So, last night, I finally watched FYRE: The Greatest Party That Never Happened, the Netflix documentary about the infamous Fyre Festial.
As you may remember, the Fyre Festival was supposed to be the greatest party of 2017. Influencers played it up on Instagram. A commercial for it, one that featured the world’s top models on a beautiful island, was pretty much inescapable on Facebook. It was going to be the greatest musical festival of all time, with luxury villas and yachts and private chefs and …. Blink-182? Even before the entire festival was revealed to be a massive fraud, I have to admit that I was kind of like, “All this for Blink-182?”
Anyway, the festival did turn out to be a disaster. A lot of people paid a lot of money to end up on the beach, staying in rain-soaked FEMA tents and eating pre-packaged sandwiches.
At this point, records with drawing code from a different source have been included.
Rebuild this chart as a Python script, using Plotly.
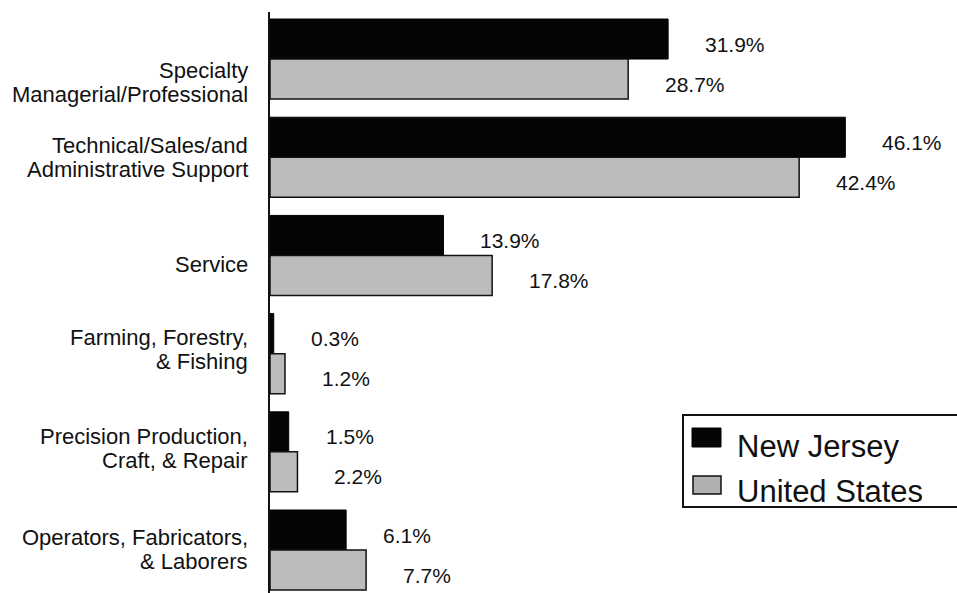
import plotly.graph_objects as go

# Occupation categories and employment shares (%)
categories = [
    "Specialty<br>Managerial/Professional",
    "Technical/Sales/and<br>Administrative Support",
    "Service",
    "Farming, Forestry,<br>& Fishing",
    "Precision Production,<br>Craft, & Repair",
    "Operators, Fabricators,<br>& Laborers",
]
new_jersey = [31.9, 46.1, 13.9, 0.3, 1.5, 6.1]
united_states = [28.7, 42.4, 17.8, 1.2, 2.2, 7.7]
series_names = ["New Jersey", "United States"]

# downward offset (px) of each category label block from its bar group centre
label_offset = [23, 0, 9, -4.5, -3, -1]
LINE_PITCH = 24

FONT = "Liberation Sans, Arial, Helvetica, sans-serif"
W, H = 957, 593
L, T = 270, 12
PW, PH = W - L, H - T

positions = list(range(len(categories)))
BARGAP = 0.185
half = (1 - BARGAP) / 4  # offset of each bar centre from the category centre

fig = go.Figure()
fig.add_trace(go.Bar(
    y=positions, x=new_jersey, orientation="h", name=series_names[0],
    marker=dict(color="#050505", line=dict(color="#000000", width=1)),
    showlegend=False,
))
fig.add_trace(go.Bar(
    y=positions, x=united_states, orientation="h", name=series_names[1],
    marker=dict(
        color="#b4b4b4",
        line=dict(color="#111111", width=1.5),
        pattern=dict(shape=".", bgcolor="#c8c8c8", fgcolor="#5a5a5a",
                     size=2, solidity=0.3),
    ),
    showlegend=False,
))

annotations = []
# value labels to the right of each bar
for i, (nj, us) in enumerate(zip(new_jersey, united_states)):
    for val, off in ((nj, -half), (us, half)):
        annotations.append(dict(
            x=val, y=i + off, xref="x", yref="y",
            text=f"{val:.1f}%", showarrow=False,
            xanchor="left", yanchor="middle", xshift=35, yshift=-5,
            font=dict(family=FONT, size=21, color="#111111"),
        ))
# category labels, right-aligned against the axis, one annotation per line
for i, (cat, dy) in enumerate(zip(categories, label_offset)):
    lines = cat.split("<br>")
    n = len(lines)
    for k, line in enumerate(lines):
        down = dy + (k - (n - 1) / 2) * LINE_PITCH
        annotations.append(dict(
            x=0, y=i, xref="paper", yref="y", text=line, showarrow=False,
            xanchor="right", yanchor="middle", align="right",
            xshift=-20, yshift=-down,
            font=dict(family=FONT, size=22, color="#111111"),
        ))


def px_x(p):
    return (p - L) / PW


def px_y(p):
    return (H - p) / PH


# legend box drawn by hand
shapes = [
    dict(type="rect", xref="paper", yref="paper",
         x0=px_x(683), x1=px_x(963), y0=px_y(507), y1=px_y(415),
         line=dict(color="#111111", width=2), fillcolor="rgba(0,0,0,0)"),
    dict(type="rect", xref="paper", yref="paper",
         x0=px_x(692), x1=px_x(721), y0=px_y(447), y1=px_y(428),
         line=dict(color="#000000", width=1), fillcolor="#050505"),
    dict(type="rect", xref="paper", yref="paper",
         x0=px_x(693), x1=px_x(721), y0=px_y(494), y1=px_y(476),
         line=dict(color="#111111", width=1.5), fillcolor="#b0b0b0"),
]
for name, yc in zip(series_names, (446, 491)):
    annotations.append(dict(
        x=px_x(735), y=px_y(yc), xref="paper", yref="paper", text=name,
        showarrow=False, xanchor="left", yanchor="middle",
        font=dict(family=FONT, size=31, color="#111111"),
    ))

units_top = -0.479
units_span = PH / 98.2
fig.update_layout(
    width=W, height=H,
    margin=dict(l=L, r=0, t=T, b=0, pad=0),
    paper_bgcolor="white", plot_bgcolor="white",
    barmode="group", bargap=BARGAP, bargroupgap=0,
    xaxis=dict(range=[0, PW / 12.48], visible=False, fixedrange=True),
    yaxis=dict(range=[units_top + units_span, units_top], showticklabels=False,
               showgrid=False, zeroline=False, showline=True,
               linecolor="#111111", linewidth=2, ticks=""),
    annotations=annotations, shapes=shapes,
    showlegend=False,
)

fig.write_html("out.html")
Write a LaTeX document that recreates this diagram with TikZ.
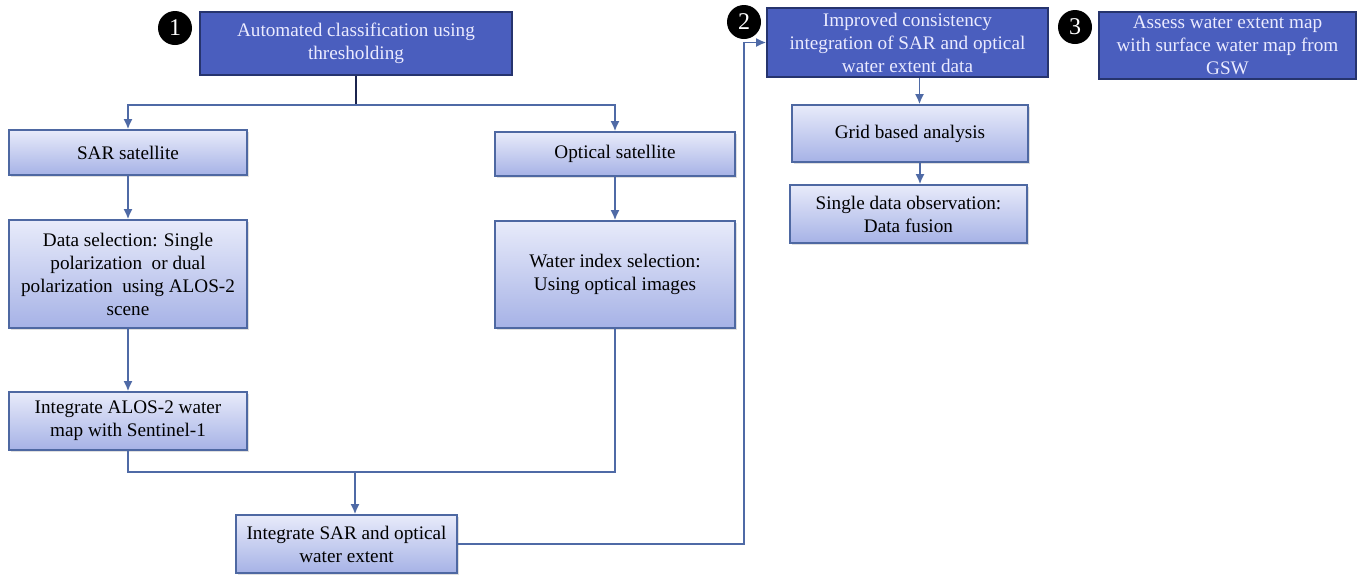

The bands cancelled so there wasn’t even any music. After the festival was officially canceled, several people found themselves stranded on the island. Those of us who weren’t there followed the drama on twitter. We joked about the Lord of the of Flies. One of my favorite tweets about the whole mess compared it to an episode of It’s Always Sunny In Philadelphia. “The Gang Puts On A Music Festival.”
At the time, very few people had much sympathy for anyone involved in the Fyre Festival. Not only did the organizers seem to be a group of insufferable douchebags but so did the people who paid thousands for dollars for a FEMA tent, a cheese sandwich, and Blink-182. Having now watched the Netflix documentary …. well, I still don’t have much sympathy for the organizers or the participants.
I do have sympathy for the people who actually lived in the island. They were taken advantage of and most of them received no financial compensation for the work that they put into the festival. While we were all laughing on twitter, one poor restaurant owner lost a fortune feeding all of the people who were stranded in the Bahamas. While we were making jokes, the people who actually did all the work went unpaid.
The documentary starts with festival organizer Billy McFarland and celebrity co-sponsor Ja Rule annoying Bella Hadid, Emily Ratajowski, and Hailey Baldwin on an island that once belonged to drug lord Pablo Escobar and it ends with McFarland heading for federal prison. Billy McFarland emerges as a professional con man who built his success by exploiting people’s desire to be a part of an “exclusive” club. Before Fyre, McFarland ran a credit card company. Even after the disaster of the Fyre Festival, McFarland continued to use the Fyre e-mail list to try to sell VIP access that he couldn’t actually provide. Even when under indictment, McFarland allows himself to be filmed while he brags about “hustling.” He really can’t help himself.
Ultimately, this documentary works best as a portrait of the power of fame. From the start, it’s obvious that the festival is going to be a disaster. Everyone who is interviewed states that, at no point, did they think Fyre would be a success. (One person explains that it takes at least a year to set up a successful music festival. Fyre tried to do it in a matter of weeks.) But, because Billy McFarland paid Kendall Jenner and a bunch of other social media superstars to promote the festival, people who should have known better paid a lot of money for a tent and a stale sandwich. McFarland may not have known how to put on a music festival but he definitely knew how to exploit our celebrity-obsessed culture.
During the documentary, one of the festival’s organizers — Andy — tells a story about how he was prepared to give a customs official oral sex in order to get him to release a delivery of Evian water. Reportedly, due to the success of the documentary and the popularity of that anecdote, Andy will be getting his own reality show. That seems like a fitting coda for the whole thing.